## GIVEN INSTRUCTION
Return, without pictures, the lines from the start of the data through the one that contains "const bYTickExp = [0.34, 0.35, 0.36, 0.37, 0.38];".

## PROVIDED DATA
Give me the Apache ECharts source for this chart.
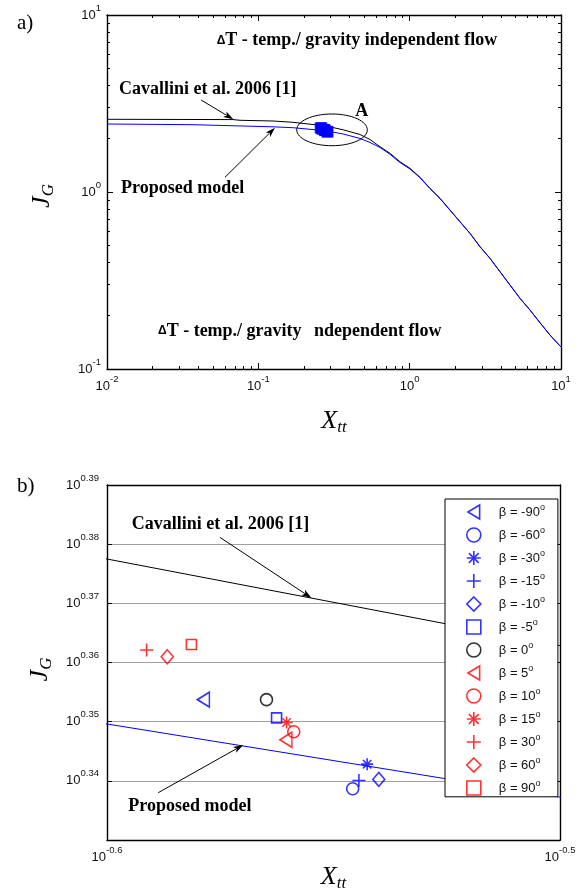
<!DOCTYPE html>
<html><head><meta charset="utf-8">
<script src="https://cdn.jsdelivr.net/npm/echarts@6/dist/echarts.min.js"></script>
<style>html,body{margin:0;padding:0;background:#fff}#c{width:580px;height:896px}</style>
</head><body><div id="c"></div>
<script>
// ---------------- DATA ----------------
// Cavallini et al. 2006 correlation
const cavX = [0.01, 0.068, 0.0757, 0.125, 0.1694, 0.2512, 0.3162, 0.3642, 0.4697, 0.5468, 0.637, 0.7415, 0.863, 1.005, 1.17, 1.362, 1.587, 1.847, 2.15, 2.505, 2.916, 3.396, 3.954, 4.603, 5.359, 6.241, 7.265, 8.459, 10];
const cavJ = [2.575, 2.565, 2.542, 2.518, 2.476, 2.385, 2.306, 2.245, 2.113, 1.98, 1.803, 1.654, 1.483, 1.361, 1.211, 1.049, 0.921, 0.791, 0.68, 0.584, 0.491, 0.422, 0.3545, 0.2982, 0.2508, 0.2154, 0.1826, 0.1556, 0.1331];
// Proposed model
const propX = [0.01, 0.037, 0.125, 0.1694, 0.2512, 0.3162, 0.3642, 0.4697, 0.5468, 0.637, 0.7415, 0.863, 1.005, 1.17, 1.362, 1.587, 1.847, 2.15, 2.505, 2.916, 3.396, 3.954, 4.603, 5.359, 6.241, 7.265, 8.459, 10];
const propJ = [2.422, 2.4, 2.335, 2.308, 2.2367, 2.1739, 2.126, 2.006, 1.905, 1.784, 1.633, 1.468, 1.349, 1.204, 1.045, 0.918, 0.789, 0.679, 0.583, 0.49, 0.421, 0.354, 0.298, 0.2505, 0.215, 0.1824, 0.1555, 0.133];
// Experimental points, inclination beta
const betaDeg = ['-90', '-60', '-30', '-15', '-10', '-5', '0', '5', '10', '15', '30', '60', '90'];
const betaX = [0.2638, 0.2846, 0.2867, 0.2855, 0.2884, 0.2738, 0.2724, 0.2751, 0.2762, 0.2752, 0.2563, 0.2590, 0.2622];
const betaJ = [2.258, 2.181, 2.202, 2.188, 2.189, 2.242, 2.258, 2.223, 2.230, 2.238, 2.302, 2.296, 2.307];
// Axis ticks (exponents of 10)
const aXTickExp = [-2, -1, 0, 1];
const aYTickExp = [-1, 0, 1];
const minorMult = [2, 3, 4, 5, 6, 7, 8, 9];
const bXRangeExp = [-0.6, -0.5];
const bYRangeExp = [0.33, 0.39];
const bXLabelExp = [-0.6, -0.5];
const bYLabelExp = [0.34, 0.35, 0.36, 0.37, 0.38, 0.39];
const bYTickExp = [0.34, 0.35, 0.36, 0.37, 0.38];

// ---------------- STYLES ----------------
const SANS = '"Liberation Sans", Arial, sans-serif';
const SERIF = '"Liberation Serif", "Times New Roman", serif';
const BLUE = '#0000ff', RED = '#ff0000', BLACK = '#000000';
const PLUS = 'path://M0,5L10,5M5,0L5,10';
const STAR = 'path://M0,5L10,5M5,0L5,10M1.5,1.5L8.5,8.5M1.5,8.5L8.5,1.5';
const TRI_LEFT = 'path://M0,6L10,0L10,12Z';
const betaStyle = [
  {symbol: 'triangle', size: [15, 12], rot: 90, icon: TRI_LEFT, color: BLUE},
  {symbol: 'circle', size: 12, rot: 0, color: BLUE},
  {symbol: STAR, size: 12, rot: 0, color: BLUE},
  {symbol: PLUS, size: 13, rot: 0, color: BLUE},
  {symbol: 'diamond', size: [12, 14], rot: 0, color: BLUE},
  {symbol: 'rect', size: 10, rot: 0, color: BLUE},
  {symbol: 'circle', size: 12, rot: 0, color: BLACK},
  {symbol: 'triangle', size: [15, 12], rot: 90, icon: TRI_LEFT, color: RED},
  {symbol: 'circle', size: 12, rot: 0, color: RED},
  {symbol: STAR, size: 12, rot: 0, color: RED},
  {symbol: PLUS, size: 13, rot: 0, color: RED},
  {symbol: 'diamond', size: [12, 14], rot: 0, color: RED},
  {symbol: 'rect', size: 10, rot: 0, color: RED}
];

const pow10 = e => Math.pow(10, e);
// keep a label value strictly inside the axis extent (guards float round-off at the ends)
const inside = (e, range) => pow10(Math.min(Math.max(e, range[0] + 1e-9), range[1] - 1e-9));
const expStr = v => String(Math.round(Math.log10(v) * 100) / 100);
const labelRich = {
  b: {fontFamily: SANS, fontSize: 13, lineHeight: 24, color: '#111'},
  s: {fontFamily: SANS, fontSize: 9.5, lineHeight: 8, verticalAlign: 'top', color: '#111'}
};
const labelFmt = v => '{b|10}{s|' + expStr(v) + '}';

function axis(gridIndex, position, range, o) {
  return Object.assign({
    type: 'log', logBase: 10, gridIndex: gridIndex, position: position,
    min: range[0], max: range[1],
    axisLine: {show: false, onZero: false},
    axisTick: {show: false},
    axisLabel: {show: false},
    splitLine: {show: false},
    minorTick: {show: false}, minorSplitLine: {show: false}
  }, o || {});
}
const LINE = {show: true, onZero: false, lineStyle: {color: '#000', width: 1.4}};
const ticks = (vals, len) => ({show: true, inside: true, length: len, customValues: vals, lineStyle: {color: '#000', width: 1}});

// chart a tick values
const aXMajor = aXTickExp.map(pow10);
const aYMajor = aYTickExp.map(pow10);
const aXMinor = [];
aXTickExp.slice(0, -1).forEach(e => minorMult.forEach(m => aXMinor.push(m * pow10(e))));
const aYMinor = [];
aYTickExp.slice(0, -1).forEach(e => minorMult.forEach(m => aYMinor.push(m * pow10(e))));
const aXRange = [aXMajor[0], aXMajor[aXMajor.length - 1]];
const aYRange = [aYMajor[0], aYMajor[aYMajor.length - 1]];
// chart b
const bXRange = bXRangeExp.map(pow10);
const bYRange = bYRangeExp.map(pow10);

const xName = (gap, subLH) => ({
  name: '{x|X}{t|tt}', nameLocation: 'middle', nameGap: gap,
  nameTextStyle: {rich: {
    x: {fontFamily: SERIF, fontStyle: 'italic', fontSize: 26, lineHeight: 30, color: '#000'},
    t: {fontFamily: SERIF, fontStyle: 'italic', fontSize: 17, lineHeight: subLH, verticalAlign: 'bottom', color: '#000'}
  }}
});
const yName = (gap, pad) => ({
  name: '{j|J}{g|G}', nameLocation: 'middle', nameGap: gap,
  nameTextStyle: {padding: pad || 0, rich: {
    j: {fontFamily: SERIF, fontStyle: 'italic', fontSize: 26, lineHeight: 30, color: '#000'},
    g: {fontFamily: SERIF, fontStyle: 'italic', fontSize: 17, lineHeight: 14, verticalAlign: 'bottom', color: '#000'}
  }}
});

const xAxes = [
  // chart a
  axis(0, 'bottom', aXRange, Object.assign({axisLine: LINE, axisTick: ticks(aXMajor, 6),
    axisLabel: {show: true, customValues: aXTickExp.map(e => inside(e, [-2, 1])), formatter: labelFmt, rich: labelRich, margin: 5}}, xName(37, 14))),
  axis(0, 'top', aXRange, {axisLine: LINE, axisTick: ticks(aXMajor, 6)}),
  axis(0, 'bottom', aXRange, {axisTick: ticks(aXMinor, 3)}),
  axis(0, 'top', aXRange, {axisTick: ticks(aXMinor, 3)}),
  // chart b
  axis(1, 'bottom', bXRange, Object.assign({axisLine: LINE,
    axisLabel: {show: true, customValues: bXLabelExp.map(e => inside(e, bXRangeExp)), formatter: labelFmt, rich: labelRich, margin: 5}}, xName(21, 12))),
  axis(1, 'top', bXRange, {axisLine: LINE})
];
const yAxes = [
  axis(0, 'left', aYRange, Object.assign({axisLine: LINE, axisTick: ticks(aYMajor, 6),
    axisLabel: {show: true, customValues: aYTickExp.map(e => inside(e, [-1, 1])), formatter: labelFmt, rich: labelRich, margin: 6}}, yName(50, [0, 8, 0, 0]))),
  axis(0, 'right', aYRange, {axisLine: LINE, axisTick: ticks(aYMajor, 6)}),
  axis(0, 'left', aYRange, {axisTick: ticks(aYMinor, 3)}),
  axis(0, 'right', aYRange, {axisTick: ticks(aYMinor, 3)}),
  axis(1, 'left', bYRange, Object.assign({axisLine: LINE, axisTick: ticks(bYTickExp.map(pow10), 5),
    axisLabel: {show: true, customValues: bYLabelExp.map(e => inside(e, bYRangeExp)), formatter: labelFmt, rich: labelRich, margin: 8},
    splitLine: {show: true, lineStyle: {color: '#a0a0a0', width: 1}}}, yName(50, [0, 14, 0, 0]))),
  axis(1, 'right', bYRange, {axisLine: LINE, axisTick: ticks(bYTickExp.map(pow10), 5)})
];

const pairs = (xs, ys) => xs.map((x, i) => [x, ys[i]]);
const series = [
  {type: 'line', name: 'Cavallini et al. 2006 [1]', xAxisIndex: 0, yAxisIndex: 0, data: pairs(cavX, cavJ),
    showSymbol: false, symbol: 'none', lineStyle: {color: BLACK, width: 1}, z: 2},
  {type: 'line', name: 'Proposed model', xAxisIndex: 0, yAxisIndex: 0, data: pairs(propX, propJ),
    showSymbol: false, symbol: 'none', lineStyle: {color: BLUE, width: 1}, z: 3},
  {type: 'scatter', name: 'A', xAxisIndex: 0, yAxisIndex: 0, data: pairs(betaX, betaJ),
    symbol: 'rect', symbolSize: 11, itemStyle: {color: BLUE}, z: 4},
  {type: 'line', name: 'Cavallini b', xAxisIndex: 4, yAxisIndex: 4, data: pairs(cavX, cavJ), clip: true,
    showSymbol: false, symbol: 'none', lineStyle: {color: BLACK, width: 1}, z: 2},
  {type: 'line', name: 'Proposed b', xAxisIndex: 4, yAxisIndex: 4, data: pairs(propX, propJ), clip: true,
    showSymbol: false, symbol: 'none', lineStyle: {color: BLUE, width: 1}, z: 2}
];
const legendData = [];
betaDeg.forEach((b, i) => {
  const st = betaStyle[i];
  const nm = 'β = ' + b + '°';
  const item = {name: nm};
  if (st.icon) item.icon = st.icon;
  legendData.push(item);
  series.push({
    type: 'scatter', name: nm, xAxisIndex: 4, yAxisIndex: 4, data: [[betaX[i], betaJ[i]]],
    symbol: st.symbol, symbolSize: st.size, symbolRotate: st.rot,
    itemStyle: {color: 'rgba(0,0,0,0)', borderColor: st.color, borderWidth: 1.6}, z: 5
  });
});

const chart = echarts.init(document.getElementById('c'), null, {renderer: 'canvas'});
chart.setOption({
  animation: false,
  backgroundColor: '#fff',
  title: [
    {text: 'a)', left: 17, top: 13, padding: 0, textStyle: {fontFamily: SERIF, fontSize: 21, fontWeight: 'normal', color: '#000'}},
    {text: 'b)', left: 17, top: 476, padding: 0, textStyle: {fontFamily: SERIF, fontSize: 21, fontWeight: 'normal', color: '#000'}}
  ],
  grid: [
    {left: 107, top: 15, width: 454, height: 354, containLabel: false},
    {left: 107, top: 485, width: 453, height: 355, containLabel: false}
  ],
  xAxis: xAxes,
  yAxis: yAxes,
  legend: {
    data: legendData, orient: 'vertical', left: 445, top: 499,
    itemWidth: 14, itemHeight: 14, itemGap: 6.2, padding: [4, 13, 1, 21],
    backgroundColor: '#fff', borderColor: '#000', borderWidth: 1, borderRadius: 0,
    selectedMode: false,
    itemStyle: {borderWidth: 1.6},
    formatter: name => '{t|' + name.replace('°', '') + '}{s|o}',
    textStyle: {rich: {
      t: {fontFamily: SANS, fontSize: 13, lineHeight: 18, color: '#111', padding: [0, 0, 0, 13]},
      s: {fontFamily: SANS, fontSize: 9, lineHeight: 9, verticalAlign: 'top', color: '#111'}
    }}
  },
  series: series
});

// ---------------- ANNOTATIONS (anchored in data coordinates) ----------------
const pA = (x, y) => chart.convertToPixel({xAxisIndex: 0, yAxisIndex: 0}, [x, y]);
const pB = (x, y) => chart.convertToPixel({xAxisIndex: 4, yAxisIndex: 4}, [x, y]);
const BOLD = 'bold 18px ' + SERIF;
const deltaRich = {d: {fontFamily: SANS, fontWeight: 'bold', fontSize: 12, fill: '#000'}};
function txt(p, text, align, rich) {
  return {type: 'text', z: 100, style: {x: p[0], y: p[1], text: text, font: BOLD, fill: '#000',
    align: align || 'left', verticalAlign: 'middle', rich: rich}};
}
function arrow(p0, p1) {
  const dx = p1[0] - p0[0], dy = p1[1] - p0[1];
  const L = Math.sqrt(dx * dx + dy * dy), ux = dx / L, uy = dy / L;
  const head = 10, half = 3.2;
  const bx = p1[0] - ux * head, by = p1[1] - uy * head;
  return [
    {type: 'line', z: 100, shape: {x1: p0[0], y1: p0[1], x2: bx + ux * 2, y2: by + uy * 2}, style: {stroke: '#000', lineWidth: 1}},
    {type: 'polygon', z: 100, shape: {points: [[p1[0], p1[1]], [bx - uy * half, by + ux * half], [bx + ux * 2.5, by + uy * 2.5], [bx + uy * half, by - ux * half]]},
      style: {fill: '#000'}}
  ];
}
const ellA0 = pA(0.1793, 2.759), ellA1 = pA(0.525, 1.826);
const graphics = [].concat(
  [txt(pA(0.0531, 7.16), '{d|Δ}T - temp./ gravity independent flow', 'left', deltaRich)],
  [txt(pA(0.012, 3.82), 'Cavallini et al. 2006 [1]')],
  arrow(pA(0.0418, 3.311), pA(0.0683, 2.575)),
  [txt(pA(0.01238, 1.049), 'Proposed model')],
  arrow(pA(0.0602, 1.211), pA(0.1289, 2.308)),
  [{type: 'ellipse', z: 100, shape: {cx: (ellA0[0] + ellA1[0]) / 2, cy: (ellA0[1] + ellA1[1]) / 2,
      rx: (ellA1[0] - ellA0[0]) / 2, ry: (ellA1[1] - ellA0[1]) / 2}, style: {fill: 'none', stroke: '#000', lineWidth: 1}}],
  [txt(pA(0.482, 2.843), 'A', 'center')],
  [txt(pA(0.02173, 0.164), '{d|Δ}T - temp./ gravity', 'left', deltaRich)],
  [txt(pA(0.2333, 0.164), 'ndependent flow')],
  [txt(pB(0.25436, 2.4178), 'Cavallini et al. 2006 [1]')],
  arrow(pB(0.26603, 2.4052), pB(0.27871, 2.3491)),
  [txt(pB(0.25392, 2.1665), 'Proposed model')],
  arrow(pB(0.25782, 2.1777), pB(0.2692, 2.2185))
);
chart.setOption({graphic: graphics});
</script>
</body></html>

## RESPONSE TO THIS TASK
Give me the Apache ECharts source for this chart.
<!DOCTYPE html>
<html><head><meta charset="utf-8">
<script src="https://cdn.jsdelivr.net/npm/echarts@6/dist/echarts.min.js"></script>
<style>html,body{margin:0;padding:0;background:#fff}#c{width:580px;height:896px}</style>
</head><body><div id="c"></div>
<script>
// ---------------- DATA ----------------
// Cavallini et al. 2006 correlation
const cavX = [0.01, 0.068, 0.0757, 0.125, 0.1694, 0.2512, 0.3162, 0.3642, 0.4697, 0.5468, 0.637, 0.7415, 0.863, 1.005, 1.17, 1.362, 1.587, 1.847, 2.15, 2.505, 2.916, 3.396, 3.954, 4.603, 5.359, 6.241, 7.265, 8.459, 10];
const cavJ = [2.575, 2.565, 2.542, 2.518, 2.476, 2.385, 2.306, 2.245, 2.113, 1.98, 1.803, 1.654, 1.483, 1.361, 1.211, 1.049, 0.921, 0.791, 0.68, 0.584, 0.491, 0.422, 0.3545, 0.2982, 0.2508, 0.2154, 0.1826, 0.1556, 0.1331];
// Proposed model
const propX = [0.01, 0.037, 0.125, 0.1694, 0.2512, 0.3162, 0.3642, 0.4697, 0.5468, 0.637, 0.7415, 0.863, 1.005, 1.17, 1.362, 1.587, 1.847, 2.15, 2.505, 2.916, 3.396, 3.954, 4.603, 5.359, 6.241, 7.265, 8.459, 10];
const propJ = [2.422, 2.4, 2.335, 2.308, 2.2367, 2.1739, 2.126, 2.006, 1.905, 1.784, 1.633, 1.468, 1.349, 1.204, 1.045, 0.918, 0.789, 0.679, 0.583, 0.49, 0.421, 0.354, 0.298, 0.2505, 0.215, 0.1824, 0.1555, 0.133];
// Experimental points, inclination beta
const betaDeg = ['-90', '-60', '-30', '-15', '-10', '-5', '0', '5', '10', '15', '30', '60', '90'];
const betaX = [0.2638, 0.2846, 0.2867, 0.2855, 0.2884, 0.2738, 0.2724, 0.2751, 0.2762, 0.2752, 0.2563, 0.2590, 0.2622];
const betaJ = [2.258, 2.181, 2.202, 2.188, 2.189, 2.242, 2.258, 2.223, 2.230, 2.238, 2.302, 2.296, 2.307];
// Axis ticks (exponents of 10)
const aXTickExp = [-2, -1, 0, 1];
const aYTickExp = [-1, 0, 1];
const minorMult = [2, 3, 4, 5, 6, 7, 8, 9];
const bXRangeExp = [-0.6, -0.5];
const bYRangeExp = [0.33, 0.39];
const bXLabelExp = [-0.6, -0.5];
const bYLabelExp = [0.34, 0.35, 0.36, 0.37, 0.38, 0.39];
const bYTickExp = [0.34, 0.35, 0.36, 0.37, 0.38];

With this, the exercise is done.